- Exercise brief -
Pick out each line in these entries that contains the string "draw".

- Record list -
┏━━

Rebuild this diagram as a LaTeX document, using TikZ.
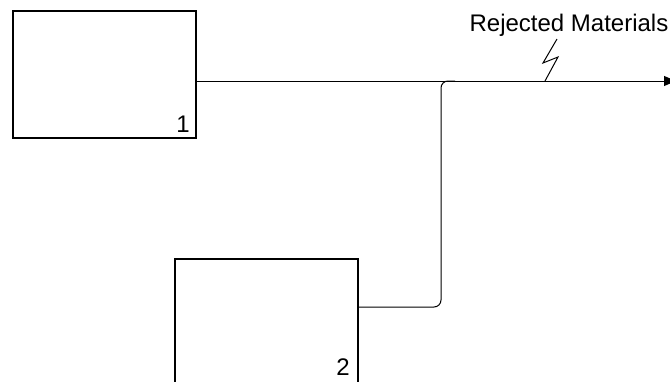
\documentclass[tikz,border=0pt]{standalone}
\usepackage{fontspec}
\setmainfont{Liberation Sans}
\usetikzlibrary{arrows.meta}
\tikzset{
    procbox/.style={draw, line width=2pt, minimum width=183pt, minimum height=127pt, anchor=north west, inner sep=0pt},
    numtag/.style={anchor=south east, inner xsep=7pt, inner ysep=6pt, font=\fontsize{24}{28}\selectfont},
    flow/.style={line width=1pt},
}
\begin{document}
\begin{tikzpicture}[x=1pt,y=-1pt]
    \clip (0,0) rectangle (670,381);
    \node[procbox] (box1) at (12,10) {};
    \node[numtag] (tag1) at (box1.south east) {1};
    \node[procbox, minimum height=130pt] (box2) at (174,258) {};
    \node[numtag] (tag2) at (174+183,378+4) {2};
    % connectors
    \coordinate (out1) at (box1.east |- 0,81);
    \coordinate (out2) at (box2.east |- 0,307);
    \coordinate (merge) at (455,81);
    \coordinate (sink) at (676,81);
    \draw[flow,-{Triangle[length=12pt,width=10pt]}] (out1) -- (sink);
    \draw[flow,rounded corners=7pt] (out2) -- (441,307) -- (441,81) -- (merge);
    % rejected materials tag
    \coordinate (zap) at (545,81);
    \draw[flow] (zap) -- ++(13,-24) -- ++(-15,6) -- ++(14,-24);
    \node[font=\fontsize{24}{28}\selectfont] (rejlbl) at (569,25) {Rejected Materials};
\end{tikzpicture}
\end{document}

┗━━
┏━━

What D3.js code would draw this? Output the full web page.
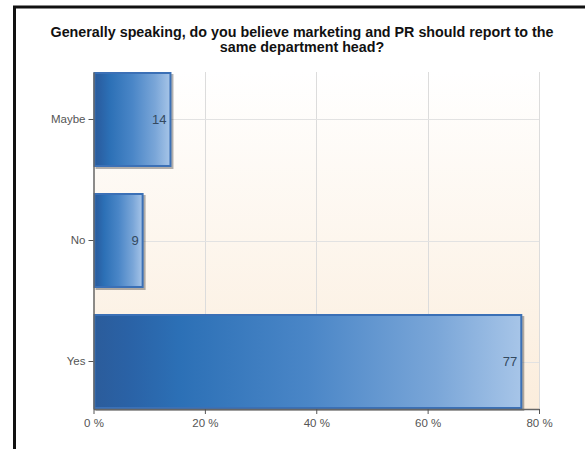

┗━━

- Worked solution -
    procbox/.style={draw, line width=2pt, minimum width=183pt, minimum height=127pt, anchor=north west, inner sep=0pt},
    \draw[flow,-{Triangle[length=12pt,width=10pt]}] (out1) -- (sink);
    \draw[flow,rounded corners=7pt] (out2) -- (441,307) -- (441,81) -- (merge);
    \draw[flow] (zap) -- ++(13,-24) -- ++(-15,6) -- ++(14,-24);
What D3.js code would draw this? Output the full web page.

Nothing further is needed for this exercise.